German Cross in Gold (23 February 1942)

After the war

Von dem Bach went underground and tried to leave the country. However, US military police arrested him on 1 August 1945. In exchange for his testimony against his former superiors at the Nuremberg Trials, von dem Bach never faced trial for any war crimes. Similarly, he never faced extradition to Poland or to the USSR. He left prison in 1949. In Nuremberg he also resumed using the name Bach-Zelewski in an attempt to appear more Slavic and thus less likely to be an exponent of Nazi Germano-supremacism.

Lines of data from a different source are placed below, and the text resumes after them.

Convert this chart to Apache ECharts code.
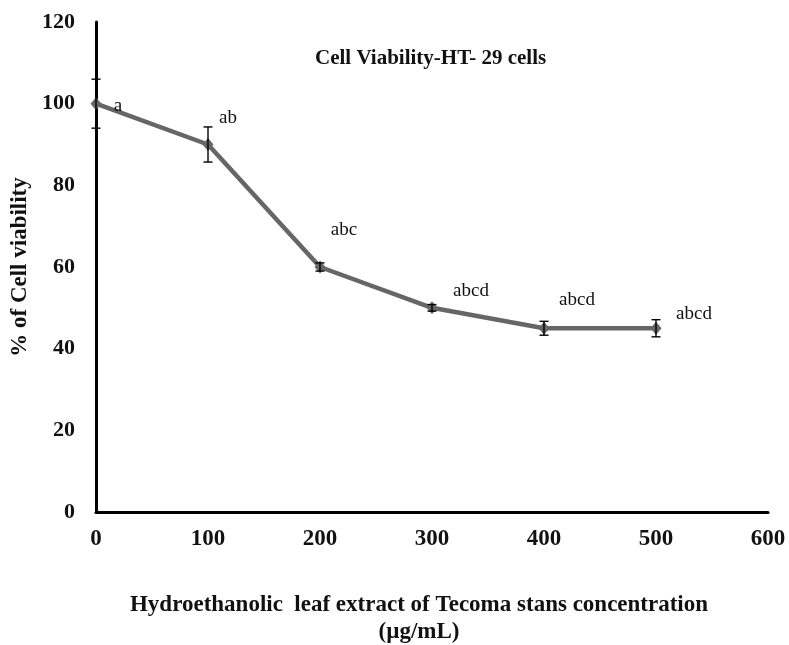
<!DOCTYPE html>
<html><head><meta charset="utf-8">
<script src="https://cdn.jsdelivr.net/npm/echarts@6/dist/echarts.min.js"></script>
<style>html,body{margin:0;padding:0;background:#fff}#c{width:789px;height:645px}</style>
</head><body><div id="c"></div>
<script>
const concentrations = [0, 100, 200, 300, 400, 500];
const viability = [100, 90, 60, 50, 45, 45];
const errors = [6, 4.3, 1, 0.8, 1.7, 2.1];
const letters = ['a', 'ab', 'abc', 'abcd', 'abcd', 'abcd'];
const labelOffsets = [[22, 2], [20, -26], [24, -37], [39, -17], [33, -28], [38, -14]];
const xTicks = [0, 100, 200, 300, 400, 500, 600];
const yTicks = [0, 20, 40, 60, 80, 100, 120];

const serif = '"Liberation Serif", "Times New Roman", serif';
const chart = echarts.init(document.getElementById('c'));
const lineData = concentrations.map((x, i) => ({
  value: [x, viability[i]],
  label: { show: true, formatter: letters[i], position: 'inside', offset: labelOffsets[i],
    color: '#111', fontFamily: serif, fontSize: 19 }
}));
const errData = concentrations.map((x, i) => [x, viability[i] - errors[i], viability[i] + errors[i]]);

chart.setOption({
  animation: false,
  backgroundColor: '#fff',
  grid: { left: 96, right: 21, top: 22, bottom: 133, containLabel: false },
  xAxis: {
    type: 'value', min: xTicks[0], max: xTicks[xTicks.length - 1], interval: 100,
    axisLine: { lineStyle: { color: '#000', width: 3 } },
    axisTick: { show: false }, splitLine: { show: false },
    axisLabel: { color: '#111', fontFamily: serif, fontWeight: 'bold', fontSize: 23, margin: 16 }
  },
  yAxis: {
    type: 'value', min: yTicks[0], max: yTicks[yTicks.length - 1], interval: 20,
    axisLine: { show: true, lineStyle: { color: '#000', width: 3 } },
    axisTick: { show: false }, splitLine: { show: false },
    axisLabel: { color: '#111', fontFamily: serif, fontWeight: 'bold', fontSize: 22, margin: 21 },
    name: '% of Cell viability', nameLocation: 'middle', nameGap: 64, nameRotate: 90,
    nameTextStyle: { color: '#111', fontFamily: serif, fontWeight: 'bold', fontSize: 23 }
  },
  graphic: [
    { type: 'text', style: { text: 'Cell Viability-HT- 29 cells', x: 315, y: 59, textVerticalAlign: 'middle',
        fill: '#111', font: 'bold 21px ' + serif } },
    { type: 'text', style: { text: 'Hydroethanolic  leaf extract of Tecoma stans concentration',
        x: 419, y: 605, textAlign: 'center', textVerticalAlign: 'middle', fill: '#111', font: 'bold 23px ' + serif } },
    { type: 'text', style: { text: '(µg/mL)', x: 419, y: 632, textAlign: 'center', textVerticalAlign: 'middle',
        fill: '#111', font: 'bold 23px ' + serif } }
  ],
  series: [
    {
      type: 'custom', z: 3,
      data: errData,
      renderItem: function (params, api) {
        const x = api.value(0);
        const lo = api.coord([x, api.value(1)]);
        const hi = api.coord([x, api.value(2)]);
        const w = 4.5;
        const st = { stroke: '#000', lineWidth: 1.4 };
        return { type: 'group', children: [
          { type: 'line', shape: { x1: lo[0], y1: lo[1], x2: hi[0], y2: hi[1] }, style: st },
          { type: 'line', shape: { x1: lo[0] - w, y1: lo[1], x2: lo[0] + w, y2: lo[1] }, style: st },
          { type: 'line', shape: { x1: hi[0] - w, y1: hi[1], x2: hi[0] + w, y2: hi[1] }, style: st }
        ]};
      }
    },
    {
      type: 'line', z: 2, data: lineData,
      symbol: 'diamond', symbolSize: [11, 13],
      lineStyle: { color: '#666', width: 4.5 },
      itemStyle: { color: '#666' }
    }
  ]
});
</script></body></html>
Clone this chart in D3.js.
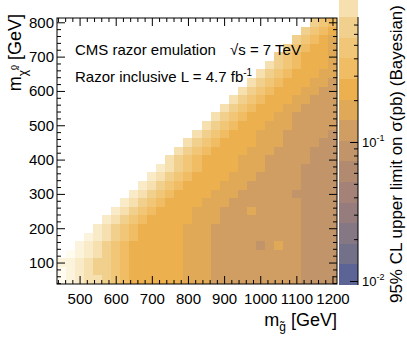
<!DOCTYPE html>
<html>
<head>
<meta charset="utf-8">
<script src="https://cdn.jsdelivr.net/npm/d3@7"></script>
<style>
body { margin: 0; background: #fff; }
text { font-family: "Liberation Sans", Arial, sans-serif; fill: #000; }
</style>
</head>
<body>
<script>
// gluino mass bins (columns) and LSP mass bins (rows), GeV
const mGluino = [450, 475, 500, 525, 550, 575, 600, 625, 650, 675, 700, 725, 750, 775, 800, 825,
    850, 875, 900, 925, 950, 975, 1000, 1025, 1050, 1075, 1100, 1125, 1150, 1175, 1200];
const mLSP = [800, 775, 750, 725, 700, 675, 650, 625, 600, 575, 550, 525, 500, 475, 450, 425,
    400, 375, 350, 325, 300, 275, 250, 225, 200, 175, 150, 125, 100, 75, 50];

// colour band of each cell (0 = bluest ... g = palest),
// rows are right aligned: the missing points sit left of the diagonal
const limitBands = [
    "cba",
    "cba9",
    "cba98",
    "cba998",
    "cba9998",
    "dcba9998",
    "dcba99988",
    "dcba999887",
    "dcba9998877",
    "dcba99988777",
    "dcba999887777",
    "dcba9998877777",
    "dcba99988877777",
    "dcba999888777776",
    "dcba9999888777766",
    "dcba99998887777666",
    "dcba999988877777666",
    "edcba999988877776666",
    "edcba9999888777776666",
    "edcba99998887777776666",
    "edcba999988877777766666",
    "edcba9999888777777776666",
    "edcba99998887778777776666",
    "edcba999998887777777776666",
    "edcba9999988877777777776666",
    "fedcba9999988877777777776666",
    "fedcba99999988877777678776666",
    "gfedcba99999988877777777776666",
    "ffedccba99999988877777777776666",
    "gfedccba99999988877777777776666",
    "gfeddcba99999988877777777776666"
];

// palette bands, bottom to top
const bandColors = ["#5b6494", "#737089", "#857783", "#967c7d", "#a48278", "#b28a70", "#c29469",
    "#d09e62", "#e0a958", "#edb04f", "#f0bd64", "#f1c777", "#f1d08d", "#f6e0b0", "#f9eac8",
    "#fcf3dc", "#fffbee"];
const zMajor = [0.01, 0.1];
const zMinor = [0.02, 0.03, 0.04, 0.05, 0.06, 0.07, 0.08, 0.09, 0.2, 0.3, 0.4, 0.5, 0.6, 0.7];

const width = 407, height = 344;
const pLeft = 57, pRight = 337, pTop = 18, pBottom = 284;

const svg = d3.select("body").append("svg")
    .attr("width", width)
    .attr("height", height)
    .style("background-color", "#fff");

const x = d3.scaleLinear().domain([437.5, 1212.5]).range([pLeft, pRight]);
const y = d3.scaleLinear().domain([37.5, 812.5]).range([pBottom, pTop]);

// colour bar: log axis, one band is ~20.6 px tall
const barX = 339, barW = 19, barBottom = 285, bandH = 20.6;
const z = d3.scaleLog().domain([0.01, 0.1]).range([281, 142]);
function bandOf(v) { return Math.floor((barBottom - z(v)) / bandH); }
function bandValue(k) { return z.invert(barBottom - (k + 0.5) * bandH); }

// cells
const cells = [];
limitBands.forEach((r, j) => {
    const row = r.padStart(mGluino.length, ".");
    for (let i = 0; i < mGluino.length; i++) {
        if (row[i] === ".") continue;
        cells.push({ mg: mGluino[i], ml: mLSP[j], limit: bandValue(parseInt(row[i], 17)) });
    }
});

svg.append("g").selectAll("rect")
    .data(cells)
    .enter().append("rect")
    .attr("x", d => x(d.mg - 12.5))
    .attr("y", d => y(d.ml + 12.5))
    .attr("width", d => x(d.mg + 12.5) - x(d.mg - 12.5))
    .attr("height", d => y(d.ml - 12.5) - y(d.ml + 12.5))
    .attr("fill", d => bandColors[bandOf(d.limit)])
    .attr("shape-rendering", "crispEdges");

// axes, ticks inside the frame
function ticks(axis, vals, size, labels) {
    return axis.tickValues(vals).tickSize(-size).tickPadding(4)
        .tickFormat(labels ? d3.format("d") : "");
}
const xMaj = [500, 600, 700, 800, 900, 1000, 1100, 1200];
const yMaj = [100, 200, 300, 400, 500, 600, 700, 800];
const xMin = d3.range(440, 1220, 20).filter(v => v % 100 !== 0);
const yMin = d3.range(40, 820, 20).filter(v => v % 100 !== 0);

function drawAxis(axisFn, scale, pos, maj, min, labels) {
    const g1 = svg.append("g").attr("transform", pos).call(ticks(axisFn(scale), maj, 8, labels));
    const g2 = svg.append("g").attr("transform", pos).call(ticks(axisFn(scale), min, 4, false));
    [g1, g2].forEach(g => {
        g.select(".domain").remove();
        g.selectAll("line").attr("stroke", "#000").attr("stroke-width", 1);
        g.selectAll("text").style("font-size", "15px").style("font-family", "Liberation Sans, Arial, sans-serif");
    });
    return g1;
}
drawAxis(d3.axisBottom, x, `translate(0,${pBottom})`, xMaj, xMin, true)
    .selectAll("text").attr("dy", "0.95em").attr("y", 6);
drawAxis(d3.axisTop, x, `translate(0,${pTop})`, xMaj, xMin, false);
drawAxis(d3.axisLeft, y, `translate(${pLeft},0)`, yMaj, yMin, true)
    .selectAll("text").attr("x", -3);
drawAxis(d3.axisRight, y, `translate(${pRight},0)`, yMaj, yMin, false);

svg.append("rect")
    .attr("x", pLeft).attr("y", pTop)
    .attr("width", pRight - pLeft).attr("height", pBottom - pTop)
    .attr("fill", "none").attr("stroke", "#000").attr("stroke-width", 1);

// colour bar
const bands = d3.range(0, 14);
svg.append("g").selectAll("rect")
    .data(bands)
    .enter().append("rect")
    .attr("x", barX)
    .attr("y", k => Math.max(0, barBottom - (k + 1) * bandH))
    .attr("width", barW)
    .attr("height", k => barBottom - k * bandH - Math.max(0, barBottom - (k + 1) * bandH))
    .attr("fill", k => bandColors[k])
    .attr("shape-rendering", "crispEdges");

const zg1 = svg.append("g").attr("transform", `translate(${barX + barW},0)`)
    .call(d3.axisRight(z).tickValues(zMajor).tickSize(-8).tickFormat(""));
const zg2 = svg.append("g").attr("transform", `translate(${barX + barW},0)`)
    .call(d3.axisRight(z).tickValues(zMinor).tickSize(-4).tickFormat(""));
[zg1, zg2].forEach(g => {
    g.select(".domain").remove();
    g.selectAll("line").attr("stroke", "#000");
});
svg.append("line")
    .attr("x1", barX + barW).attr("x2", barX + barW)
    .attr("y1", 17).attr("y2", barBottom)
    .attr("stroke", "#000");

const zlab = svg.append("g").selectAll("text")
    .data(zMajor)
    .enter().append("text")
    .attr("x", barX + barW + 4)
    .attr("y", d => z(d) + 5)
    .style("font-size", "13px");
zlab.append("tspan").text("10");
zlab.append("tspan").attr("dy", -6).style("font-size", "9px").text(d => Math.round(Math.log10(d)));

// titles
svg.append("text")
    .attr("transform", "translate(402,5) rotate(-90)")
    .attr("text-anchor", "end")
    .style("font-size", "17px")
    .text("95% CL upper limit on σ(pb) (Bayesian)");

const xt = svg.append("text")
    .attr("x", 337).attr("y", 326)
    .attr("text-anchor", "end")
    .style("font-size", "18px");
xt.append("tspan").text("m");
xt.append("tspan").attr("dy", 5).style("font-size", "12px").text("g\u0303");
xt.append("tspan").attr("dy", -5).text(" [GeV]");

const yt = svg.append("text")
    .attr("transform", "translate(21,14) rotate(-90)")
    .attr("text-anchor", "end")
    .style("font-size", "18px");
yt.append("tspan").text("m");
yt.append("tspan").attr("dy", 6).style("font-size", "12px").text("\u03c7\u0303");
yt.append("tspan").attr("dy", -10).style("font-size", "9px").text("0");
yt.append("tspan").attr("dy", 4).text(" [GeV]");

svg.append("text").attr("x", 75).attr("y", 55).style("font-size", "15px").text("CMS razor emulation");
svg.append("text").attr("x", 230).attr("y", 55).style("font-size", "15px").text("\u221as = 7 TeV");
const lum = svg.append("text").attr("x", 75).attr("y", 82).style("font-size", "15px");
lum.append("tspan").text("Razor inclusive L = 4.7 fb");
lum.append("tspan").attr("dy", -6).style("font-size", "10px").text("-1");
</script>
</body>
</html>
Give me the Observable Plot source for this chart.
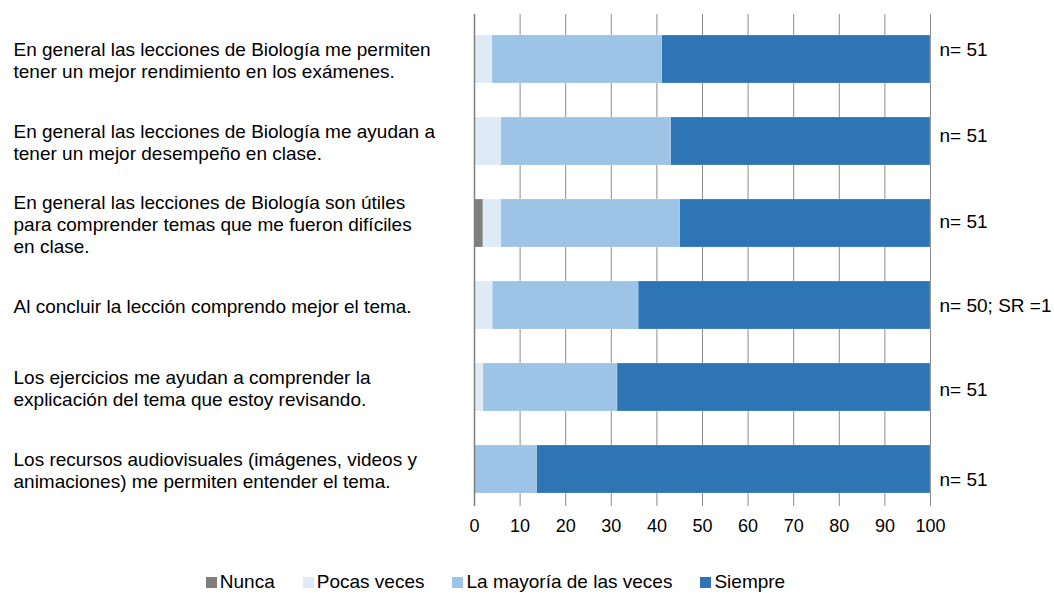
<!DOCTYPE html>
<html>
<head>
<meta charset="utf-8">
<script src="https://cdn.jsdelivr.net/npm/d3@7"></script>
<script src="https://cdn.jsdelivr.net/npm/@observablehq/plot@0.6"></script>
<style>
  body { margin: 0; background: #fff; font-family: "Liberation Sans", Arial, sans-serif; }
  #chart svg { display: block; }
  .legend { display: flex; justify-content: center; width: 991px; margin-top: 21px; font-size: 19px; color: #000; line-height: 22px; }
  .legend .item { display: flex; align-items: center; margin: 0 14px; }
  .legend .sw { width: 11px; height: 11px; margin-right: 3px; }
</style>
</head>
<body>
<div id="chart"></div>
<div class="legend" id="legend"></div>
<script>
const categories = [
  "En general las lecciones de Biología me permiten\ntener un mejor rendimiento en los exámenes.",
  "En general las lecciones de Biología me ayudan a\ntener un mejor desempeño en clase.",
  "En general las lecciones de Biología son útiles\npara comprender temas que me fueron difíciles\nen clase.",
  "Al concluir la lección comprendo mejor el tema.",
  "Los ejercicios me ayudan a comprender la\nexplicación del tema que estoy revisando.",
  "Los recursos audiovisuales (imágenes, videos y\nanimaciones) me permiten entender el tema."
];
const seriesNames = ["Nunca", "Pocas veces", "La mayoría de las veces", "Siempre"];
const nunca   = [0, 0, 1.96, 0, 0, 0];
const pocas   = [3.92, 5.88, 3.92, 4, 1.96, 0];
const mayoria = [37.25, 37.25, 39.22, 32, 29.41, 13.73];
const siempre = [58.82, 56.86, 54.90, 64, 68.63, 86.27];
const nLabels = ["n= 51", "n= 51", "n= 51", "n= 50; SR =1", "n= 51", "n= 51"];
const xTicks = [0, 10, 20, 30, 40, 50, 60, 70, 80, 90, 100];
const colors = ["#7f7f7f", "#deebf7", "#9dc3e6", "#2e75b6"];

const seriesValues = [nunca, pocas, mayoria, siempre];
const rows = [];
categories.forEach((c, i) => {
  seriesNames.forEach((s, j) => rows.push({category: c, series: s, value: seriesValues[j][i]}));
});
const nRows = categories.map((c, i) => ({category: c, label: nLabels[i]}));
const nNudge = [-10, -6, -2, 0, 2, 10];

const chart = Plot.plot({
  width: 1054,
  height: 550,
  marginLeft: 474,
  marginRight: 124,
  marginTop: 14,
  marginBottom: 44,
  style: {fontFamily: "Liberation Sans, Arial, sans-serif", fontSize: "18px", color: "#000", background: "#fff"},
  x: {domain: [0, 100], axis: null},
  y: {domain: categories, axis: null, paddingInner: 0.42, paddingOuter: 0.174, align: 0.62},
  color: {domain: seriesNames, range: colors},
  marks: [
    Plot.gridX(xTicks, {stroke: "#8c8c8c", strokeOpacity: 1, strokeWidth: 1}),
    Plot.barX(rows, Plot.stackX({x: "value", y: "category", fill: "series", order: seriesNames, stroke: "#ffffff", strokeOpacity: 0.35, strokeWidth: 0.6})),
    Plot.ruleX([0], {stroke: "#7f7f7f", strokeWidth: 1.5}),
    Plot.axisX({ticks: xTicks, tickSize: 0, tickPadding: 13, fontSize: 18, label: null, tickFormat: d => String(d)}),
    Plot.text(categories, {y: d => d, text: d => d, frameAnchor: "left", textAnchor: "start", dx: -461, lineHeight: 1.16, fontSize: 19, fill: "#000"}),
    ...nRows.map((r, i) => Plot.text([r], {y: "category", text: "label", frameAnchor: "right", textAnchor: "start", dx: 9, dy: nNudge[i], fontSize: 19, fill: "#000"}))
  ]
});
document.getElementById("chart").appendChild(chart);

const legend = document.getElementById("legend");
seriesNames.forEach((s, i) => {
  const item = document.createElement("div");
  item.className = "item";
  const sw = document.createElement("span");
  sw.className = "sw";
  sw.style.background = colors[i];
  const t = document.createElement("span");
  t.textContent = s;
  item.appendChild(sw);
  item.appendChild(t);
  legend.appendChild(item);
});
</script>
</body>
</html>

In 1951, von dem Bach claimed that he had helped Hermann Göring commit suicide in 1946. As evidence, he produced cyanide capsules to the authorities with serial numbers not far removed from the one used by Göring. The authorities never verified von dem Bach's claim, however, and did not charge him with aiding Göring's death. Most modern day historians dismiss von dem Bach's claim and agree that a U.S. Army contact within the Palace of Justice's prison at Nuremberg most likely aided Göring in his suicide.

Also in 1951, von dem Bach received a sentence of ten years in a labor camp for the murder of political opponents in the early thirties; however, he did not serve time until 1958, when he was convicted of killing an SA officer during the Night of the Long Knives and was sentenced to two and a half years imprisonment. In 1961, he received an additional sentence of ten years in home custody for the murder of ten German Communists in the early 1930s. None of the sentences referred to his role in the East and his participation in the massacres, though he openly admitted to having murdered Jews. He died in a Munich prison on 8 March 1972.

It has been said that Hitler particularly admired von dem Bach's ruthlessness and ingenuity, describing him as "so clever he can do anything, get around anything."